====== Provided data ======

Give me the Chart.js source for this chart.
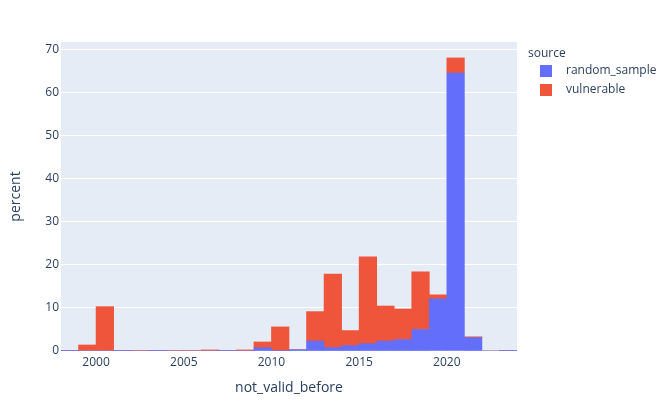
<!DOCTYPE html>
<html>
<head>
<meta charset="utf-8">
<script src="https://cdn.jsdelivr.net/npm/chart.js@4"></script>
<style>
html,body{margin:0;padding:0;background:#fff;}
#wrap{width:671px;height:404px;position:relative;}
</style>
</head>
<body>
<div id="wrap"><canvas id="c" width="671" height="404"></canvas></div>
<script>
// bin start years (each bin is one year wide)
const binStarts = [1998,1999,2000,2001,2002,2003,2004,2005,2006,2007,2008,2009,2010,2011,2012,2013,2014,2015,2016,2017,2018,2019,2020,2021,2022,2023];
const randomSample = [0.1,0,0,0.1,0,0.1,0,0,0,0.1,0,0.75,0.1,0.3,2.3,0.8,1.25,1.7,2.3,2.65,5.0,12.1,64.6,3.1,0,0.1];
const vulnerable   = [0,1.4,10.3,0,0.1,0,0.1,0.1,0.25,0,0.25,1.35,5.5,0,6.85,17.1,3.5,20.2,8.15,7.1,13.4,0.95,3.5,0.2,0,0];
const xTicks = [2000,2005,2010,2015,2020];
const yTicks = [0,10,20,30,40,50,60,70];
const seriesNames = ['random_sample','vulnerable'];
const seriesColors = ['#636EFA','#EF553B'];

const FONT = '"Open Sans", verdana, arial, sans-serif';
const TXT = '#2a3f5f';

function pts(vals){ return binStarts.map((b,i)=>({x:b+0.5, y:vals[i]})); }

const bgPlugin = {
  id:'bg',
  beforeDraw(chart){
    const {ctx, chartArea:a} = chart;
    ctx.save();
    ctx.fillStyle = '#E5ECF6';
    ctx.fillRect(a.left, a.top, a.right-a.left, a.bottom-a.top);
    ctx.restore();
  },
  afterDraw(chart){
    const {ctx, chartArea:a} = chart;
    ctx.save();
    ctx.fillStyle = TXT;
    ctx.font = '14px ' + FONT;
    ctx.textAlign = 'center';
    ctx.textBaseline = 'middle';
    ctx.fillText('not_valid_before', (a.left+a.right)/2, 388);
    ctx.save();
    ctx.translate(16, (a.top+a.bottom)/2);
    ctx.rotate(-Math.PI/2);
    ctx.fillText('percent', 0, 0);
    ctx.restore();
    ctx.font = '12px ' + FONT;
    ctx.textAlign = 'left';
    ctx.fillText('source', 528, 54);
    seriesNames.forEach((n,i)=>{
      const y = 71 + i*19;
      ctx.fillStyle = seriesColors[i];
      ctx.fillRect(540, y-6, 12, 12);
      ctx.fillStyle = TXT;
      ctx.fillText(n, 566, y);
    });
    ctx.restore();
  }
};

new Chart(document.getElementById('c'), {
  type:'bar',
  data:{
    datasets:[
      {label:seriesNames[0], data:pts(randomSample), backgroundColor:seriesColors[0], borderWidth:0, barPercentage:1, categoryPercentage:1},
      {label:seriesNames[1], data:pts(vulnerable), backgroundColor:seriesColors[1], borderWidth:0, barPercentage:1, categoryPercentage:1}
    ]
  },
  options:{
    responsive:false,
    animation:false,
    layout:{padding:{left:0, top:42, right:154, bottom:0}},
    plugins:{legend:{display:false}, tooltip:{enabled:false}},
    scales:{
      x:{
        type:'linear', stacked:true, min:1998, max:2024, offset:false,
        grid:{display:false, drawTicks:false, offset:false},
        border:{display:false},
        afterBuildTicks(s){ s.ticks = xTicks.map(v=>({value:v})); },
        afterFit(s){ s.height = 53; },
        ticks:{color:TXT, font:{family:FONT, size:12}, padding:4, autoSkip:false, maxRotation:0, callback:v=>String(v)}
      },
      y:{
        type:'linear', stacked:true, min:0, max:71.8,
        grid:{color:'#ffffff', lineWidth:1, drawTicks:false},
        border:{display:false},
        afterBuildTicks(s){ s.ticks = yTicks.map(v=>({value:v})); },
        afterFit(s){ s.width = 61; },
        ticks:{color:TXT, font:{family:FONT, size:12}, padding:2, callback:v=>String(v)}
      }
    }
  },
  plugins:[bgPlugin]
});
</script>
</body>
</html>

======
====== Provided data ======

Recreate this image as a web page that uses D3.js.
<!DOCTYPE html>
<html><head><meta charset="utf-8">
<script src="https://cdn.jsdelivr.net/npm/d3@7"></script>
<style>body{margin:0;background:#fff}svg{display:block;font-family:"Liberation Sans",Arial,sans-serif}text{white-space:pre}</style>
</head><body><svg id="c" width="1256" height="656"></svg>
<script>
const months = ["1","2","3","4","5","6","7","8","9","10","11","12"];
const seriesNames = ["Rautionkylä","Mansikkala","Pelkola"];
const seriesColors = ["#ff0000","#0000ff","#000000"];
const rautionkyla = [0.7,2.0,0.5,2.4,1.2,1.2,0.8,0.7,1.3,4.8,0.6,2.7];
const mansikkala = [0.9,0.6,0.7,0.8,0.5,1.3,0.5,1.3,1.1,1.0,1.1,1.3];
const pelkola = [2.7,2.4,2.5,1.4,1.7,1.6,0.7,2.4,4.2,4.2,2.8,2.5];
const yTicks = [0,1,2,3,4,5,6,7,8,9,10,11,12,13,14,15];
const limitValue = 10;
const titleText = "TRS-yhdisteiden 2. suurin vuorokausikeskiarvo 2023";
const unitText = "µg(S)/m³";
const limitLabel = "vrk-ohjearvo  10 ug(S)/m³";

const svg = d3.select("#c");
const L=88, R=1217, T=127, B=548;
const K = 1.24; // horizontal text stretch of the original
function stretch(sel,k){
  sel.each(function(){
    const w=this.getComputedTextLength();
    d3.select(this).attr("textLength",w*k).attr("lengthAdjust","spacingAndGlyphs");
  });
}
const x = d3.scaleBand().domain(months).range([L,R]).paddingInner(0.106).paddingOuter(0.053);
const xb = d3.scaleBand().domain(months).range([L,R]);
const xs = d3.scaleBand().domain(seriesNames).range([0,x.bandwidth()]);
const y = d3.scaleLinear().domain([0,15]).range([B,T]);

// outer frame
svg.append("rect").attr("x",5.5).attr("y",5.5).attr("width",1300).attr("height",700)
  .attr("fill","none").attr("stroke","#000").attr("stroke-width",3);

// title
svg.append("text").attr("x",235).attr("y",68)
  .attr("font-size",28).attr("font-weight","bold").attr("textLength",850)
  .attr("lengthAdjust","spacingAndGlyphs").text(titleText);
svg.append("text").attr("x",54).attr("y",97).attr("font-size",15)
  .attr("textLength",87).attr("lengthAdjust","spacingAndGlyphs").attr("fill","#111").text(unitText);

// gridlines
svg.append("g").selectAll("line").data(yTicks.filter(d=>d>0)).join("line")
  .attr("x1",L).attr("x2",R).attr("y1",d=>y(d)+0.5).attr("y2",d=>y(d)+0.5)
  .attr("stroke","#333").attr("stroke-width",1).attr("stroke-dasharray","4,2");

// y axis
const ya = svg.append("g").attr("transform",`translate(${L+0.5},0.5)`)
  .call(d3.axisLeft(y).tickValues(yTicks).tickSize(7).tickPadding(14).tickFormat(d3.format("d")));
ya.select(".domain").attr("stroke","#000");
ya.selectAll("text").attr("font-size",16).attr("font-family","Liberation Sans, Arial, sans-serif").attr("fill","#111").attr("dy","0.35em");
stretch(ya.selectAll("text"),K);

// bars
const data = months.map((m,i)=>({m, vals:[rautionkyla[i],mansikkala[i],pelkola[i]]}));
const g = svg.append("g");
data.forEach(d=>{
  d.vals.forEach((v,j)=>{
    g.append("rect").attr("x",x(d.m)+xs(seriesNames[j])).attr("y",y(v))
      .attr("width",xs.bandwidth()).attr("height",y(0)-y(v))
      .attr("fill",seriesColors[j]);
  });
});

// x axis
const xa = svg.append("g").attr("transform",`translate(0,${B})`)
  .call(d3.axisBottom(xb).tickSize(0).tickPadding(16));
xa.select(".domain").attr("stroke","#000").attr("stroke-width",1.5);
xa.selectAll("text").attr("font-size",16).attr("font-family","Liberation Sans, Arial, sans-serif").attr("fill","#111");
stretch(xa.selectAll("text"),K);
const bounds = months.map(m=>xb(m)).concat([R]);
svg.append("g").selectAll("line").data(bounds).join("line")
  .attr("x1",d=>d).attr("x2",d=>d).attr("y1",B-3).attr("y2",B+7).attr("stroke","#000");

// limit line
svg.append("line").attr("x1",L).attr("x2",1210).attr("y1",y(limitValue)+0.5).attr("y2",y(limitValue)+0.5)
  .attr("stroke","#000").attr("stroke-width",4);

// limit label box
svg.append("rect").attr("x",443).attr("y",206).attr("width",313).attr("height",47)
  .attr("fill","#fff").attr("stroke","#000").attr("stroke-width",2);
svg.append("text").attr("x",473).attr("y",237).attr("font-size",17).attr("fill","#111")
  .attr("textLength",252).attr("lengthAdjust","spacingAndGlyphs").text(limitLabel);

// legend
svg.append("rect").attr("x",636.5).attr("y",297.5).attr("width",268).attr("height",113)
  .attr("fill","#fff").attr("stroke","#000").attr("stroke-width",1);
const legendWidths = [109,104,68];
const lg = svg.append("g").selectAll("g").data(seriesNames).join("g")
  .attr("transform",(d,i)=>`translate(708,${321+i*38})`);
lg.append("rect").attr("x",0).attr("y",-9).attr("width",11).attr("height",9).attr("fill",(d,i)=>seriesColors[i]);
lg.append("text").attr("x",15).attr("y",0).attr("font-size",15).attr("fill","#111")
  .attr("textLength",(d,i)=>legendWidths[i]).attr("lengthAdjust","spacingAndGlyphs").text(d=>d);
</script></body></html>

======
====== Provided data ======

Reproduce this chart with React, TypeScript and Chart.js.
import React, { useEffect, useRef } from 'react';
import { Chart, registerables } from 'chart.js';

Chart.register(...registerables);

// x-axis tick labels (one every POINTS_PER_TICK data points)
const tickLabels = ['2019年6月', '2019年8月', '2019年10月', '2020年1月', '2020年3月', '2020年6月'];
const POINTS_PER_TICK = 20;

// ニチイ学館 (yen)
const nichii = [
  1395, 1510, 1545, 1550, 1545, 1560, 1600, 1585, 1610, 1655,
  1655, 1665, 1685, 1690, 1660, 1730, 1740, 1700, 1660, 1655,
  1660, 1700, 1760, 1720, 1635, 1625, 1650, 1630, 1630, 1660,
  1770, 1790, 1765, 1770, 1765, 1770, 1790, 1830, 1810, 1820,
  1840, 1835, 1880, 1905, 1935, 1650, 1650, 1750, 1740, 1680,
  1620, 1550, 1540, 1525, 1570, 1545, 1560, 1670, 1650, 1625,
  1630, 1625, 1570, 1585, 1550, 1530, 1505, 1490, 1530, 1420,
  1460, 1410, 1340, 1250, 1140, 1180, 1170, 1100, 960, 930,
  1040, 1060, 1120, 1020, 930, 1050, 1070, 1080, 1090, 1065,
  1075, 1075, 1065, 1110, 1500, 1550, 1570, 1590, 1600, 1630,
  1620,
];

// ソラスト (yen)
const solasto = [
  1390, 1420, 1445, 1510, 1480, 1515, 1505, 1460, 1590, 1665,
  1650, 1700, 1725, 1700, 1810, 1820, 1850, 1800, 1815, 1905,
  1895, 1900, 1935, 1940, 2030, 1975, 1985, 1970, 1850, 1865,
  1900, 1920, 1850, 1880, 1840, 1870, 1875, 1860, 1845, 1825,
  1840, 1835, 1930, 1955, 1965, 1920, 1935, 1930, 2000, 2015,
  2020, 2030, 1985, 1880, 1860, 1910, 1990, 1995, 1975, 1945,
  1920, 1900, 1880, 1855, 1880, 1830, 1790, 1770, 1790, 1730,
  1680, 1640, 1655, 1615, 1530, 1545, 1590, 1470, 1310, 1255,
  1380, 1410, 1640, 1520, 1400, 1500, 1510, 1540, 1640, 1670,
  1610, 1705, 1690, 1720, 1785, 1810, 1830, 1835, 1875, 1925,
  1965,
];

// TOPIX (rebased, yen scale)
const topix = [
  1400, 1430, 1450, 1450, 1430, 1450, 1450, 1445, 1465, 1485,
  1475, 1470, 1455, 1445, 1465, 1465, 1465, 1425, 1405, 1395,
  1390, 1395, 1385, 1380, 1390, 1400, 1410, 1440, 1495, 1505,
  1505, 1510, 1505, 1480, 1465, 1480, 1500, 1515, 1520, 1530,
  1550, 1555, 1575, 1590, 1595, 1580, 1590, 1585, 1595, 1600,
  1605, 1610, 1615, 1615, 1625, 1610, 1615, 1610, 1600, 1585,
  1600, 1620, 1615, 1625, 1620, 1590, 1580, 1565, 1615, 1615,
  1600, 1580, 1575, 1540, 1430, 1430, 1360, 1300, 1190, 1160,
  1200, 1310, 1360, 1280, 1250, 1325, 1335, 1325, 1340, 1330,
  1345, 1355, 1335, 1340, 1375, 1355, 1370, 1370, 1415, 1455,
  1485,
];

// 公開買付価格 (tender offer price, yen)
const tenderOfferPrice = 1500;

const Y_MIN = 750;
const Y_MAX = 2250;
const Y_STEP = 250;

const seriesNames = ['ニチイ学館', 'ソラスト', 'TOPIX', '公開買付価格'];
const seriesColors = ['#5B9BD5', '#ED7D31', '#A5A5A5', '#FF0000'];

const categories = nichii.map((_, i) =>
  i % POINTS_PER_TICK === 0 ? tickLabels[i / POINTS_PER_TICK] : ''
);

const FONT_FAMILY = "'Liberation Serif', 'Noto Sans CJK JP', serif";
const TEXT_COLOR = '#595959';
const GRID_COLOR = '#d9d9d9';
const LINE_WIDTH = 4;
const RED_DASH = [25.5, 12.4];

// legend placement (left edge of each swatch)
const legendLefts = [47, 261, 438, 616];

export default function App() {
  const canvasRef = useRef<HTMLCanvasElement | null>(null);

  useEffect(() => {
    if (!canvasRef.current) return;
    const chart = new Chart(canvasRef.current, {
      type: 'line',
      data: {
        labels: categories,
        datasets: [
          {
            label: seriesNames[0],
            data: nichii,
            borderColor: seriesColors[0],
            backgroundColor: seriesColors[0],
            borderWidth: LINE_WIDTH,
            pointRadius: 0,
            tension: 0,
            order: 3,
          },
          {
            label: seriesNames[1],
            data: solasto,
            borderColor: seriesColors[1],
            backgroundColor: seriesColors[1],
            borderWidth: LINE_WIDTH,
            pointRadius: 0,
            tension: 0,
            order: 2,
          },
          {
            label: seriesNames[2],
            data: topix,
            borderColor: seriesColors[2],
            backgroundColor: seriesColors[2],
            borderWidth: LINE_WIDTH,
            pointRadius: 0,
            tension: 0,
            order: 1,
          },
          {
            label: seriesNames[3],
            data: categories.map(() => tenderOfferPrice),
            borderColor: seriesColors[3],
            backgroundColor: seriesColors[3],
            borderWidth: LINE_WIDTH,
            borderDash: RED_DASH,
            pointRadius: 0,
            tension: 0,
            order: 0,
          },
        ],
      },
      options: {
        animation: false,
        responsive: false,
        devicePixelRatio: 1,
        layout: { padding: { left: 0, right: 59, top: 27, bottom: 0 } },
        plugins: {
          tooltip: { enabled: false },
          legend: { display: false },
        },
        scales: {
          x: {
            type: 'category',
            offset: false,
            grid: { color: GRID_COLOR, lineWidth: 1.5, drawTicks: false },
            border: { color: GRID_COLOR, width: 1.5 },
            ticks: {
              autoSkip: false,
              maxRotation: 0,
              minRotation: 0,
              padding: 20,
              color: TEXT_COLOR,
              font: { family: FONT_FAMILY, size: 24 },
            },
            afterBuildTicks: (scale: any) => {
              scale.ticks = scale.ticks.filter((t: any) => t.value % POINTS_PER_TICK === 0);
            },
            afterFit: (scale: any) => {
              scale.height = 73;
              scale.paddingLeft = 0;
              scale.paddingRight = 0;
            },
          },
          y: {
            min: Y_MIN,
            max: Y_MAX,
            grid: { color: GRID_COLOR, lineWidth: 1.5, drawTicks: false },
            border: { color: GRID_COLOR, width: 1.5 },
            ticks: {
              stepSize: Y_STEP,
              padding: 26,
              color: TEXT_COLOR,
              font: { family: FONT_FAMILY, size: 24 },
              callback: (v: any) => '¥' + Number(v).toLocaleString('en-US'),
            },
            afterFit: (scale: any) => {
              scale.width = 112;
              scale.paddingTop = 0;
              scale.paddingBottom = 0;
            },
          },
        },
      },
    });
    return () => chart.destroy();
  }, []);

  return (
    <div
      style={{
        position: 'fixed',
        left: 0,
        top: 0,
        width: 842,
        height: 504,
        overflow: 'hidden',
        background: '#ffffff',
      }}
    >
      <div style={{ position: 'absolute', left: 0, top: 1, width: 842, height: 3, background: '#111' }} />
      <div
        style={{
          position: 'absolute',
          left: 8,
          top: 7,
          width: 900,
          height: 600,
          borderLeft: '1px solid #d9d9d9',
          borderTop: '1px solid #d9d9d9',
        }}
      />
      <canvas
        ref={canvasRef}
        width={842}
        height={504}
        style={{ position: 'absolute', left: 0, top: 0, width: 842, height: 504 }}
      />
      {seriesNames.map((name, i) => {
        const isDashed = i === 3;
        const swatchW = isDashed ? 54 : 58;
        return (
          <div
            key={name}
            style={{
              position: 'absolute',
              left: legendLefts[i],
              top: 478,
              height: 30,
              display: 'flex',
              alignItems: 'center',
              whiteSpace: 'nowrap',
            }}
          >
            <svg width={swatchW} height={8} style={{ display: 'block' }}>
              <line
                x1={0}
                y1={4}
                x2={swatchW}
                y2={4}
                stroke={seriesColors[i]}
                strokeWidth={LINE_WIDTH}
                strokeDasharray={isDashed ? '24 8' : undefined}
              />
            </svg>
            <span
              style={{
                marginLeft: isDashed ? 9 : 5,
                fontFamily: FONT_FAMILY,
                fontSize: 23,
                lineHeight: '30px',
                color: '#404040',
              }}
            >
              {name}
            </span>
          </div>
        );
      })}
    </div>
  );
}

======

__Problem__. Extract exactly and only the lines above from the line containing "Reproduce this chart" through the line containing "const POINTS_PER_TICK = 20;", both end lines included.

__Full output__.
Reproduce this chart with React, TypeScript and Chart.js.
import React, { useEffect, useRef } from 'react';
import { Chart, registerables } from 'chart.js';

Chart.register(...registerables);

// x-axis tick labels (one every POINTS_PER_TICK data points)
const tickLabels = ['2019年6月', '2019年8月', '2019年10月', '2020年1月', '2020年3月', '2020年6月'];
const POINTS_PER_TICK = 20;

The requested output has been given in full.